Oregon, particularly Portland, is a well-known hotbed for environmentalists, so it’s no surprise when the state’s governor – in this case Kate Brown (D) – issues executive orders protecting the environment and encouraging residents to implement energy efficiency and water conservation measures.
But last week, in a move that seemingly flew under most people’s radar in the solar industry, Brown issued Executive Order 17-20 which, among other things, mandates new residential and commercial structures be made “solar ready” by October 2022. And the governor is implementing these changes through changes to the state’s building codes, which the order argues is the most effective way to ensure these changes take place.
Section 4, subparagraph A, directs the state Department of Business and Consumer Services’ Building Code Division (BCD) to amend the state’s codes to include requirements that all new home construction must include the appropriate structures to allow the easy installation of solar modules.

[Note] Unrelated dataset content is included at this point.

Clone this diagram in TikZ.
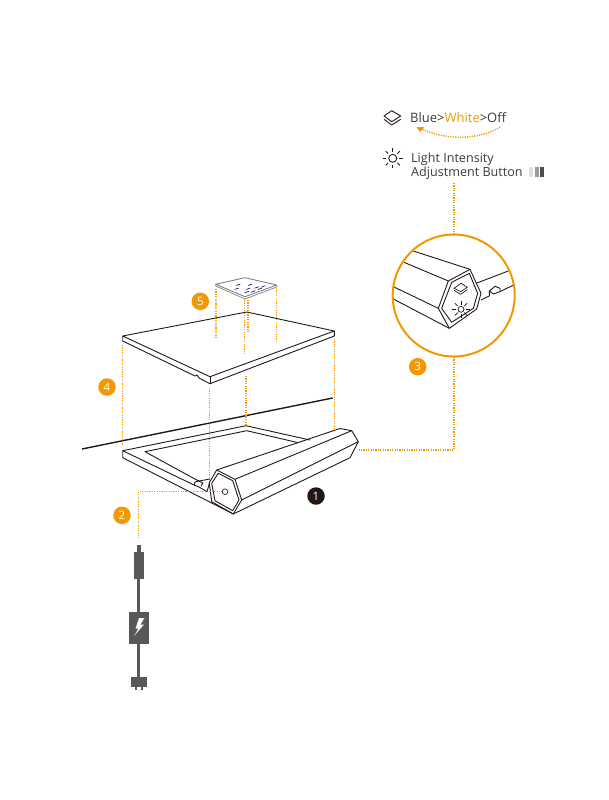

The deadline for home builders to comply with the new building code is October 1, 2020.
But commercial builders shouldn’t feel left out – the order also directs the BCD to include provisions that will require them to be compliant with the “solar ready” provisions by October 1, 2022.
Brown does give the BCD the ability to grant limited, case-by-case exceptions in situations where solar installations are “infeasible.”
pv magazine believes Oregon may be the first state to require all new residential and commercial buildings be “solar ready”, though some cities have implemented such regulations.